What we have here is really a sort of suburban "All About Eve:" the portrait of a manipulative schemer who'll stop at nothing in service to ambition, even when that ambition is to be simply the dutiful woman behind the successful man.

Another reviewer aptly calls the film "subversive," and this element could have provided its most interesting facets had it been more fully explored. By the mid-to-late 50's, some films were taking a hard-edged second look at the established conventions and revered institutions of postwar American life, and while this one appears at times to aspire to a similar examination - in this case, of the potentially stifling nature of traditional gender roles - it trips itself up in execution, leaning to heavy-handedness when subtlety is called for, and ultimately surrendering to a too-conventional presentation of a "woman at the breaking point" theme that was such a staple of players like Joan Crawford - and Stanwyck herself - during this period.

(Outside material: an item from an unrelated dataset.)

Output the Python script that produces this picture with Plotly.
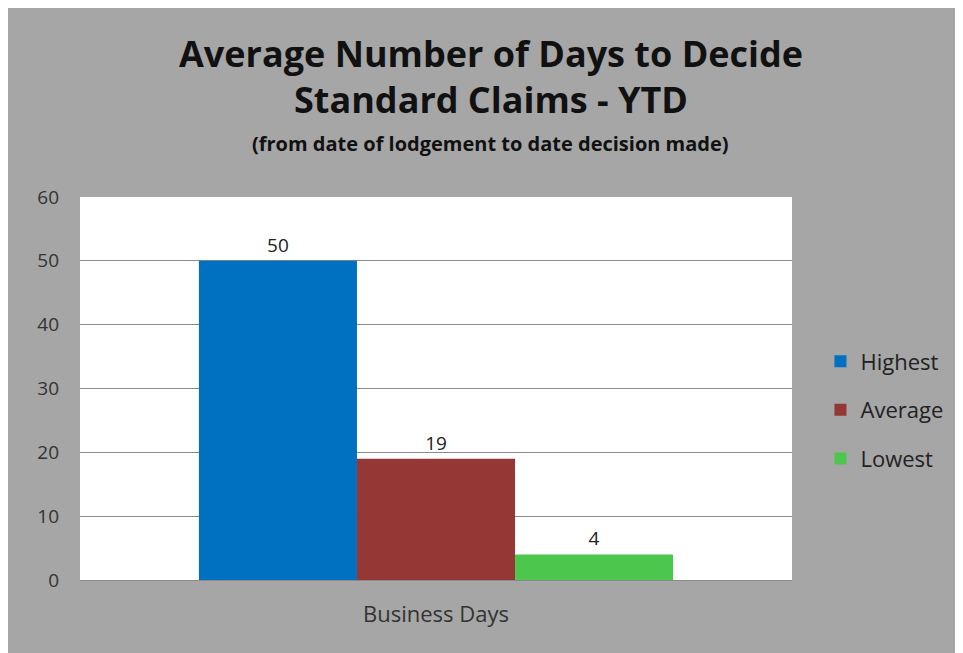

The been-around-the-block maturity of Stanwyck at this stage of her career is squeezed into a rather tight fit: that of a career woman who, on the brink of long hoped-for advancement, sacrifices all for love and transfers her personal ambition to the professional betterment of her new husband. Likewise, Hayden's normally brusque and self-assured persona seems uncomfortably constrained in the role of a pedantic police professional who cares little for departmental politics and career success, and is more comfortable with a solicitous passivity toward both his working and personal relationships.

One casting bulls-eye is scored with Raymond Burr as the departmental chief who misses nothing, and immediately spots - and appreciates - Stanwyck for the kind of woman she is. As a sort of counterpart to "Eve's" Addison DeWitt, Burr silkily embodies both graciousness and menace, and his sly underplaying projects true power not only of character but of performer, easily dominating every scene in which he appears. With this approach, he seems the only cast member with a handle on what a rich film CRIME OF PASSION could have been.

If undemanding, it's diverting enough, and would certainly be worth seeing for Burr's multi-dimensional work alone, but it's also worth pondering, while one watches, the fascinating possibilities at which it all too briefly hints.